- [Your goal]:
Skip pictures; extract every line from the one with "Generate a Python" through the one with "fill_color=[GRAY, BG], line_color=None)", exactly as written.

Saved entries
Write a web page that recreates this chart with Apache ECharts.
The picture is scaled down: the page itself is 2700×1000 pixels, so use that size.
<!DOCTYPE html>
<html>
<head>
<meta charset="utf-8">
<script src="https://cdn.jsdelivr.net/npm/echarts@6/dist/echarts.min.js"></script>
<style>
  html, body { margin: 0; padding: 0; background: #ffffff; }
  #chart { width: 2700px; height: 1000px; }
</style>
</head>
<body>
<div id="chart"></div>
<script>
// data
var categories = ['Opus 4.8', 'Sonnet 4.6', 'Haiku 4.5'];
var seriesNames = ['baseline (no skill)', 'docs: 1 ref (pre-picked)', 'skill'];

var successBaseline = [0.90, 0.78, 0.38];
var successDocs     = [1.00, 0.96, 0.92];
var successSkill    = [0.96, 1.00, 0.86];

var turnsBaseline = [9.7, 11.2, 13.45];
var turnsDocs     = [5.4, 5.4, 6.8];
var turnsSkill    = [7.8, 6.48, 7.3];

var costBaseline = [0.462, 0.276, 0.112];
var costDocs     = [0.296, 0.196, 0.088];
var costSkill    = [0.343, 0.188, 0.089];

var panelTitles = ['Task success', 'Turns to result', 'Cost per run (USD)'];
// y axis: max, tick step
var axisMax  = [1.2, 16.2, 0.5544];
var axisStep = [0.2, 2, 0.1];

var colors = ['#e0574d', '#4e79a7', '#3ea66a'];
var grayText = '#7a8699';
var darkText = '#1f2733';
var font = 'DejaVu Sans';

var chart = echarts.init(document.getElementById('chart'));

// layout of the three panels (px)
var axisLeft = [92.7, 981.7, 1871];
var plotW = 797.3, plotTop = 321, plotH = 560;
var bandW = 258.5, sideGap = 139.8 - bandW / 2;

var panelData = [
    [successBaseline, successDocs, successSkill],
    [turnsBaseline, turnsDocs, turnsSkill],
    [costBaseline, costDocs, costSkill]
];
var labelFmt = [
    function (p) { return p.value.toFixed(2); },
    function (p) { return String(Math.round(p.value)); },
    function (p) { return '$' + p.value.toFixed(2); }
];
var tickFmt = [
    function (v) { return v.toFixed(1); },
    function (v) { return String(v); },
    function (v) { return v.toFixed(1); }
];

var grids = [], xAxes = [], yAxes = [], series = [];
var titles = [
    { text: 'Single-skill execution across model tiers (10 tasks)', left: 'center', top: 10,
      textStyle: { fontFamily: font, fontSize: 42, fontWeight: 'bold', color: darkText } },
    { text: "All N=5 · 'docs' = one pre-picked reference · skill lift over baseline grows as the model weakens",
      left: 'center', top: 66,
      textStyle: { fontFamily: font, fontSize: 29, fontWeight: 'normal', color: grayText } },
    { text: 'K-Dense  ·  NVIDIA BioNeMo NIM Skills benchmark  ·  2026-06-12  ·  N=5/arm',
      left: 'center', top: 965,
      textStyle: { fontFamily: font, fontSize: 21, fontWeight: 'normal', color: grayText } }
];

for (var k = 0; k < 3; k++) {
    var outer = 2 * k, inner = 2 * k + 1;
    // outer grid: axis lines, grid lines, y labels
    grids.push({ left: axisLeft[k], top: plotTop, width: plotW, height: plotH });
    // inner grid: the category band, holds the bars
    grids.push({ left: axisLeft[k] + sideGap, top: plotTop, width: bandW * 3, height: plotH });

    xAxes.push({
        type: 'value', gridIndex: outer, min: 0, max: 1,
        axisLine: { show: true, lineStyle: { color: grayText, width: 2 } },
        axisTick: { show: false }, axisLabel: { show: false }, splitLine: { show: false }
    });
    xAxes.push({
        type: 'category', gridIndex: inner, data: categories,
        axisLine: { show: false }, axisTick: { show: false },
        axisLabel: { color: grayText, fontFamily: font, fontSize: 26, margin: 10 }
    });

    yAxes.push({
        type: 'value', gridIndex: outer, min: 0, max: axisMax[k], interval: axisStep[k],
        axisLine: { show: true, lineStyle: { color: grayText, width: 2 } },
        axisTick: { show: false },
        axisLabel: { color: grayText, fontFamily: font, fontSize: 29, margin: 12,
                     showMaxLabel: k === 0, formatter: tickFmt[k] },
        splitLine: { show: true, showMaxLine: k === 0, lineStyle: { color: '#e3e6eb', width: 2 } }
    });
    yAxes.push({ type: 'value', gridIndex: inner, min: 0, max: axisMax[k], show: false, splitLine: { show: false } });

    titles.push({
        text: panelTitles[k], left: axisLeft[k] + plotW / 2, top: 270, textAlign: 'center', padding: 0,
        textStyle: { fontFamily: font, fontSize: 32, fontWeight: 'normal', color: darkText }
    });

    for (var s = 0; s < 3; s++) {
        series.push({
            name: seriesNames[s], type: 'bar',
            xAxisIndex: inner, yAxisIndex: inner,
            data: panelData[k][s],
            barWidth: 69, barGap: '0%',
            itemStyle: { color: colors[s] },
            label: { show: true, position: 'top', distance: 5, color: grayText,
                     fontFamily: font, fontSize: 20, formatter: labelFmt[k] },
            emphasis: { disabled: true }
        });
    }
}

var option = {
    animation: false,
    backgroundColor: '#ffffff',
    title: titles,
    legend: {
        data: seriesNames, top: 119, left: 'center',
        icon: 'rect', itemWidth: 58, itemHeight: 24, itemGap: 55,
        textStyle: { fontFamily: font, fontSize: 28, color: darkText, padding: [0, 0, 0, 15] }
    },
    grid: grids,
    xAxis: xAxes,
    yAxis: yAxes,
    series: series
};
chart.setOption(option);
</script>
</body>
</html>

---

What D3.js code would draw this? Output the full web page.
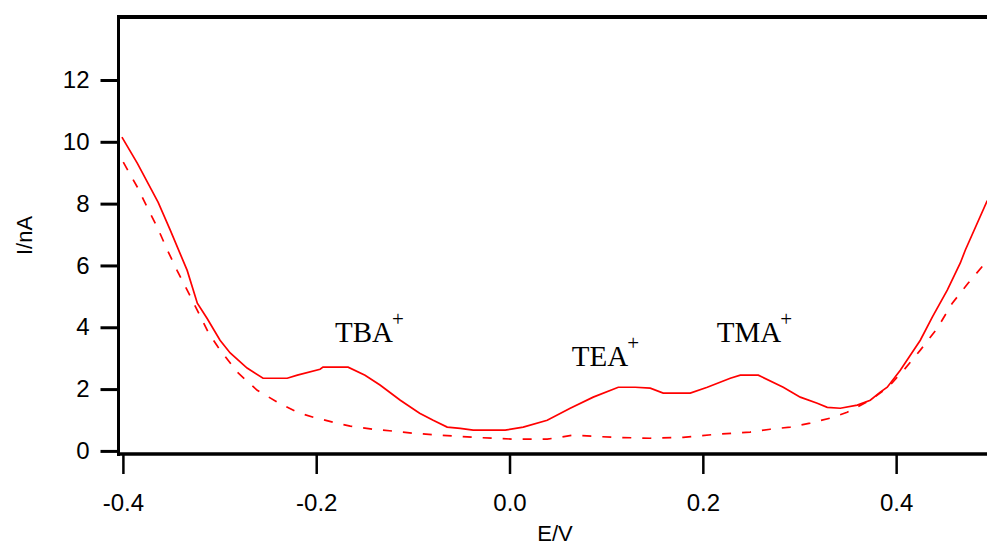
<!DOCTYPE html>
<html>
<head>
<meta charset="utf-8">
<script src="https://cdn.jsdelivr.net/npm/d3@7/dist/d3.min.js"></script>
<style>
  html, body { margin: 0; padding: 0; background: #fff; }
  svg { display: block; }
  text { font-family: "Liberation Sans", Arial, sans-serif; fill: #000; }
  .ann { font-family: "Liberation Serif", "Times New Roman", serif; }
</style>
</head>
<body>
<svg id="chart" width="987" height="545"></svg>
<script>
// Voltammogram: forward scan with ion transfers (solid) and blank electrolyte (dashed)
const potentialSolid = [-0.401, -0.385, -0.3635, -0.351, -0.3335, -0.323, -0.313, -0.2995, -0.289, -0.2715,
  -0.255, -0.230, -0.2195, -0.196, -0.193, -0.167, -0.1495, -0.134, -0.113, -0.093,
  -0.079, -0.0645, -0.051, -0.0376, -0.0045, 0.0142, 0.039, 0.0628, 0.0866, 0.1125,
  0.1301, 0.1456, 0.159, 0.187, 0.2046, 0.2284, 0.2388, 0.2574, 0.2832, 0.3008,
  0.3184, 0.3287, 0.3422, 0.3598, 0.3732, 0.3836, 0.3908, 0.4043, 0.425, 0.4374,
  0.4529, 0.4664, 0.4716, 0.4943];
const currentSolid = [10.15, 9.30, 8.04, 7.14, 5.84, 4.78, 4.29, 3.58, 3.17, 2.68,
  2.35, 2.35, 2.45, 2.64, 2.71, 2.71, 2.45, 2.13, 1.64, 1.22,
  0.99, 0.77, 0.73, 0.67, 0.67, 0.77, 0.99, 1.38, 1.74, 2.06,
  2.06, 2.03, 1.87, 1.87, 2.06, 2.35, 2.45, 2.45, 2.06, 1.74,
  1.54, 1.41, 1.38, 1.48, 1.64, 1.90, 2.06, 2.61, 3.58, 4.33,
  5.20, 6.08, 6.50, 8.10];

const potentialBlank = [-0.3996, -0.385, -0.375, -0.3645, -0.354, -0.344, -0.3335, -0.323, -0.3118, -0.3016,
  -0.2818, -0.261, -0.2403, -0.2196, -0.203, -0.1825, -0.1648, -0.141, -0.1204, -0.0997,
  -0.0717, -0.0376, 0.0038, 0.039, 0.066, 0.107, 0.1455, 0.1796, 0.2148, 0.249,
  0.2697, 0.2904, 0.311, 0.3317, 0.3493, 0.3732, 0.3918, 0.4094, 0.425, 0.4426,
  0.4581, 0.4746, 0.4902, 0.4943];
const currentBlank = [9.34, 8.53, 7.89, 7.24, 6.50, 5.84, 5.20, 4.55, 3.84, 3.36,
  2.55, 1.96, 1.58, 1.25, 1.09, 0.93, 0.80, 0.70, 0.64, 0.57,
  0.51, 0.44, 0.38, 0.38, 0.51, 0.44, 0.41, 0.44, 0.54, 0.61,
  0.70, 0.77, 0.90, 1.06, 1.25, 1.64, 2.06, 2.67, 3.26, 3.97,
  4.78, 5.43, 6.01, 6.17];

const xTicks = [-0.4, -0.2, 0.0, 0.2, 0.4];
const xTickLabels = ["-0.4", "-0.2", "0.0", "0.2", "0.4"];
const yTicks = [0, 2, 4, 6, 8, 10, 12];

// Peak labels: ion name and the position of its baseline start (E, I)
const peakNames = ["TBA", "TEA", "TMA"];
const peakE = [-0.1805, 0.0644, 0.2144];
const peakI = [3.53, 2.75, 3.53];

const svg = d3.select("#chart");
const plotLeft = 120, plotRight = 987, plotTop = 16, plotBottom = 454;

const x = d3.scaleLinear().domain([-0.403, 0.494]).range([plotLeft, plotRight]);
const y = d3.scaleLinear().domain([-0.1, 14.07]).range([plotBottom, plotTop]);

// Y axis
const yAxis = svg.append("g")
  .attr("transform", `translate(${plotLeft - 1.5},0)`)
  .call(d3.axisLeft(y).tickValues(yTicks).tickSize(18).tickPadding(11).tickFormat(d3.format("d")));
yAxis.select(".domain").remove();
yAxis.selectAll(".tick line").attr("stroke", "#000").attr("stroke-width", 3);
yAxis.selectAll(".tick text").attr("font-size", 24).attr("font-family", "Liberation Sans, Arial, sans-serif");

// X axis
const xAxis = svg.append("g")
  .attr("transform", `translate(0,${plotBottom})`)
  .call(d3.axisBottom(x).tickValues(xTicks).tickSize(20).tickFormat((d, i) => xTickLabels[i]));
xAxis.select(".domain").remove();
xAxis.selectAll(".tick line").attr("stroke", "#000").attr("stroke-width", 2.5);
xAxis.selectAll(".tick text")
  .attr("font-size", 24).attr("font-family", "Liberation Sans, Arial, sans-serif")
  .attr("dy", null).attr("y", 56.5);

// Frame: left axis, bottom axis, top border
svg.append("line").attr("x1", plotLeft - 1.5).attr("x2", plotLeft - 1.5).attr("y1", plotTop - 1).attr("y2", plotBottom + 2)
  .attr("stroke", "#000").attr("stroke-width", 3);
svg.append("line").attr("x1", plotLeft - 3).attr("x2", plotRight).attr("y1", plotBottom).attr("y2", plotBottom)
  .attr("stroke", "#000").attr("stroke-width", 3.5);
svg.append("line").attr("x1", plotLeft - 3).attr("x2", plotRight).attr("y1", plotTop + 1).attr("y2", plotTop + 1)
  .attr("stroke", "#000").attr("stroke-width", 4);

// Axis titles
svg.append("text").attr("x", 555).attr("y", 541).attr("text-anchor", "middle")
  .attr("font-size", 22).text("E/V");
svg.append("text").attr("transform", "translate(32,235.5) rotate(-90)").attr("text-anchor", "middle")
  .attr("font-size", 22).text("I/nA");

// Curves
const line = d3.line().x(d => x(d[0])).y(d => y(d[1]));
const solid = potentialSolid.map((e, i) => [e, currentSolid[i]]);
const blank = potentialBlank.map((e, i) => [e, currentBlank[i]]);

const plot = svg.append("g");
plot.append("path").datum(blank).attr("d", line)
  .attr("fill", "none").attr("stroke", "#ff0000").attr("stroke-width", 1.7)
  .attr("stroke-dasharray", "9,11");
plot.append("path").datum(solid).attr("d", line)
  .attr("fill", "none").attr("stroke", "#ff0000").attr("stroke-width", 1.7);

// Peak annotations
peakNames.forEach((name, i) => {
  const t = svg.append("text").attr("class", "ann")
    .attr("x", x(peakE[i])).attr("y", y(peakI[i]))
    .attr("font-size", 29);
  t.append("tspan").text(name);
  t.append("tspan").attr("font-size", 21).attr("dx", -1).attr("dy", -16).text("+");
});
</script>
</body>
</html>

* * *

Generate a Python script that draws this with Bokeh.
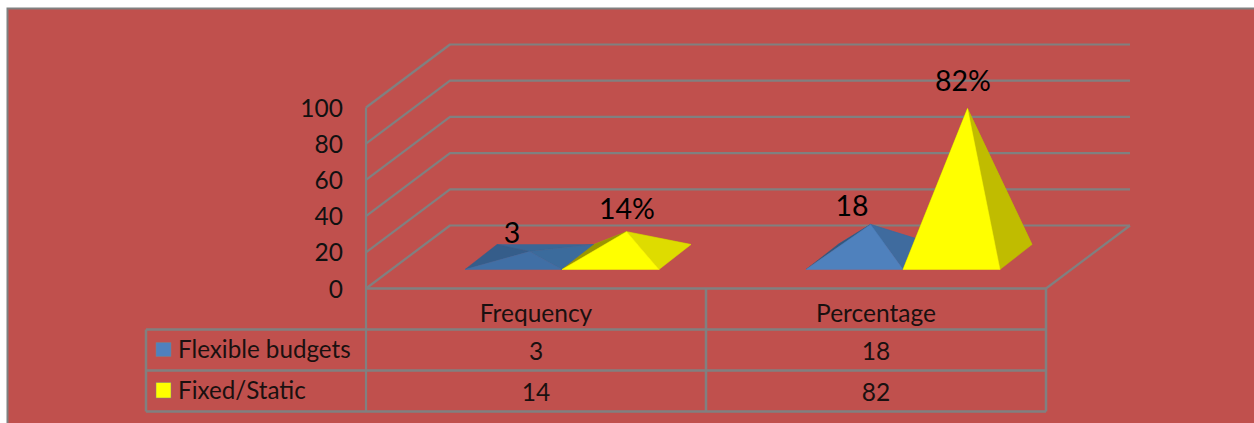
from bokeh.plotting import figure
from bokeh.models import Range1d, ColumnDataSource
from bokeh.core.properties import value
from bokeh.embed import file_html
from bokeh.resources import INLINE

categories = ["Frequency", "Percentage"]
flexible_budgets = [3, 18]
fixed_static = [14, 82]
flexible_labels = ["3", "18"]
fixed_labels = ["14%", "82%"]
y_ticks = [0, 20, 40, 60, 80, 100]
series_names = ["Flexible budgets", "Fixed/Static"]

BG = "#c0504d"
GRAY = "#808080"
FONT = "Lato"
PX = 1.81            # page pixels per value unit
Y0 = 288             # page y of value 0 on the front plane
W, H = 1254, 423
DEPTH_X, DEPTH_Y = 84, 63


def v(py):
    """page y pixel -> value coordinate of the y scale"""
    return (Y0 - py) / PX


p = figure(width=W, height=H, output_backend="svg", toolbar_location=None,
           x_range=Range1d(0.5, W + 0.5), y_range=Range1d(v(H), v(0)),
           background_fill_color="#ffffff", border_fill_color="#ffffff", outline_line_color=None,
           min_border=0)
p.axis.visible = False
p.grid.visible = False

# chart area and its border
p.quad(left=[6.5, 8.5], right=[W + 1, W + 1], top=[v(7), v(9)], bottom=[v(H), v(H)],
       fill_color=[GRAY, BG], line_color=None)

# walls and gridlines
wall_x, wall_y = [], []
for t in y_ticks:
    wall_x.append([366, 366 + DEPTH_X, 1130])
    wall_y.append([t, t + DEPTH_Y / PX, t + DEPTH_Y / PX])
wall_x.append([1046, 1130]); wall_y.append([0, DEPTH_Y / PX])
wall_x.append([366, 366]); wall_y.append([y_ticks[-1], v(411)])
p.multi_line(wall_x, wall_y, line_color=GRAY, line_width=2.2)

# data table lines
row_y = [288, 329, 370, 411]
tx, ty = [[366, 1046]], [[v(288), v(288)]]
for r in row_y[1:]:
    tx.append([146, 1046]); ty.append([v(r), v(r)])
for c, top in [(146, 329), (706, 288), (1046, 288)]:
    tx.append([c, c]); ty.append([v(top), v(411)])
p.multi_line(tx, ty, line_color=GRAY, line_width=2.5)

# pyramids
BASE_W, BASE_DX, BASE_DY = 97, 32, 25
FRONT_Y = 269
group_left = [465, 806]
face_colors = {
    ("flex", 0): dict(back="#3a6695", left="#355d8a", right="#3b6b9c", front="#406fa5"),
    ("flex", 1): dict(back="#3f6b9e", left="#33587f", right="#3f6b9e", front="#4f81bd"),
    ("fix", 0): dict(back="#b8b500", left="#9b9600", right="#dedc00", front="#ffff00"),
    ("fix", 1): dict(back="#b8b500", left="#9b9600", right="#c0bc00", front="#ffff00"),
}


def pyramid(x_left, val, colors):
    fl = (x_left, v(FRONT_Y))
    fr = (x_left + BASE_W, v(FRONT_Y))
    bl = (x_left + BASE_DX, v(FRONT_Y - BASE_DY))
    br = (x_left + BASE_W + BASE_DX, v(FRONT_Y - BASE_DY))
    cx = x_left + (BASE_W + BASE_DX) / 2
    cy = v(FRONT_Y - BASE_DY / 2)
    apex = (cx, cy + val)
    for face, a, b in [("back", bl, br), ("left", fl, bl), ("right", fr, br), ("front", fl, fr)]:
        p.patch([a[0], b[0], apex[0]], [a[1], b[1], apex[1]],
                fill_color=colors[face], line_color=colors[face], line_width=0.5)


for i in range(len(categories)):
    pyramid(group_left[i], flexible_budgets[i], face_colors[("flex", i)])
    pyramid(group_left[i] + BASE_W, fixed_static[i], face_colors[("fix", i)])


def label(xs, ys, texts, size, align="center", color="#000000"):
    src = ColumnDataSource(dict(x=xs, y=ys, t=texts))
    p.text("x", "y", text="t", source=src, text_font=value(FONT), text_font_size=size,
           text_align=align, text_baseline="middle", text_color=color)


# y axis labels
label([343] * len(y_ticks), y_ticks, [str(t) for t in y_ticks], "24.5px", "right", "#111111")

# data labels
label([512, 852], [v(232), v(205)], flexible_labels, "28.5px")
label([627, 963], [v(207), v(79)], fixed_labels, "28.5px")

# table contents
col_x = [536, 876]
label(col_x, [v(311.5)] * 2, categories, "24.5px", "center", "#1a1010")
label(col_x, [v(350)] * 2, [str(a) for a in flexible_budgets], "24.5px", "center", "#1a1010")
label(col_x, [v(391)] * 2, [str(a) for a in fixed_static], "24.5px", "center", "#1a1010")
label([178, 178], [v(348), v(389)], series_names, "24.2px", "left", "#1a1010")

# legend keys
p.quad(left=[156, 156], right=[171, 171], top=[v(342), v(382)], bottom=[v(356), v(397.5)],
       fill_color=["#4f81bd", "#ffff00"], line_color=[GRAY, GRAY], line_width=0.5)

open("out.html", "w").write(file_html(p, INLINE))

- [Output of the exercise]:
Generate a Python script that draws this with Bokeh.
from bokeh.plotting import figure
from bokeh.models import Range1d, ColumnDataSource
from bokeh.core.properties import value
from bokeh.embed import file_html
from bokeh.resources import INLINE

categories = ["Frequency", "Percentage"]
flexible_budgets = [3, 18]
fixed_static = [14, 82]
flexible_labels = ["3", "18"]
fixed_labels = ["14%", "82%"]
y_ticks = [0, 20, 40, 60, 80, 100]
series_names = ["Flexible budgets", "Fixed/Static"]

BG = "#c0504d"
GRAY = "#808080"
FONT = "Lato"
PX = 1.81            # page pixels per value unit
Y0 = 288             # page y of value 0 on the front plane
W, H = 1254, 423
DEPTH_X, DEPTH_Y = 84, 63


def v(py):
    """page y pixel -> value coordinate of the y scale"""
    return (Y0 - py) / PX


p = figure(width=W, height=H, output_backend="svg", toolbar_location=None,
           x_range=Range1d(0.5, W + 0.5), y_range=Range1d(v(H), v(0)),
           background_fill_color="#ffffff", border_fill_color="#ffffff", outline_line_color=None,
           min_border=0)
p.axis.visible = False
p.grid.visible = False

# chart area and its border
p.quad(left=[6.5, 8.5], right=[W + 1, W + 1], top=[v(7), v(9)], bottom=[v(H), v(H)],
       fill_color=[GRAY, BG], line_color=None)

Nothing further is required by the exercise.